We developed the cisst libraries by following the software development procedure that we defined in the previous year. This procedure includes documentation, programming standards, test suites and an audit trail. Although a formal development process is generally not necessary for a specific research project, it is appropriate when the goal is to create core modules or platforms that support diverse research projects. Furthermore, the formal development process and associated documentation should facilitate Institutional Review Board (IRB) approval for clinical trials.

Achieving our vision of a broad family of related surgical CAD/CAM and surgical assistant systems necessarily requires a strong and open systems infrastructure of versatile components and subsystems. Engineering research results must be embodied in robust, modular and reusable software and hardware components and subsystems. Further, standard interfaces are essential for collaboration, both within the ERC and between the ERC and other researchers and industrial companies.
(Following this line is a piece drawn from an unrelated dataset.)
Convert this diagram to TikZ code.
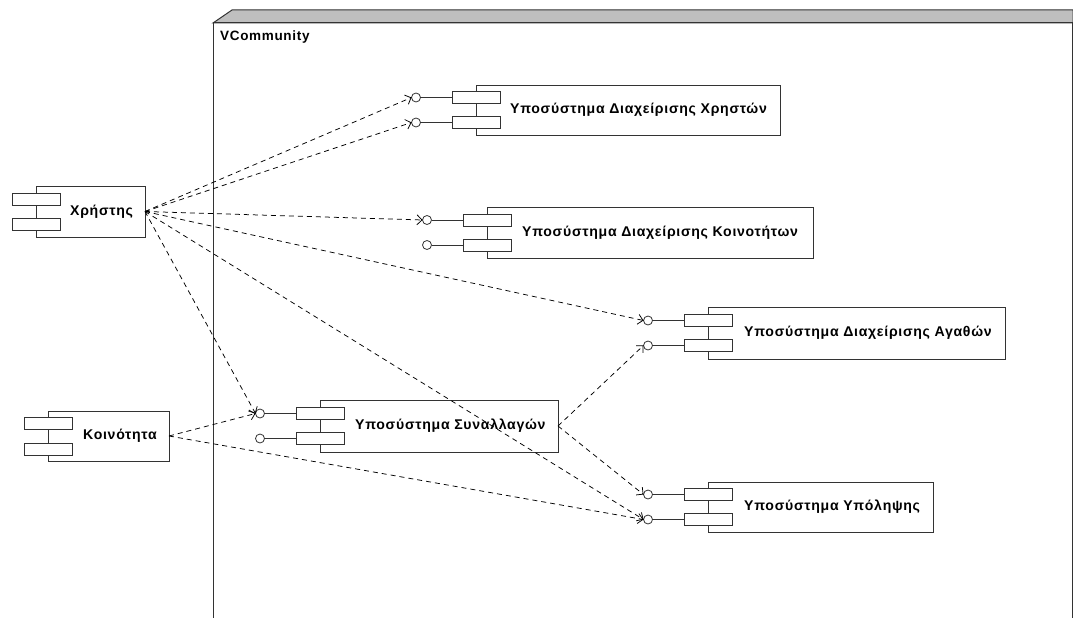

Task 1 of each thrust is explicitly devoted to systems and clinical test beds. However, these are not independent activities; they all rest upon common architectures and shared components. It is explicitly expected that technology and subsystems developed in one thrust will be used in other thrusts. Ensuring that this happens requires a common control point for architecture definition, software library maintenance, shared laboratory infrastructure, and other elements.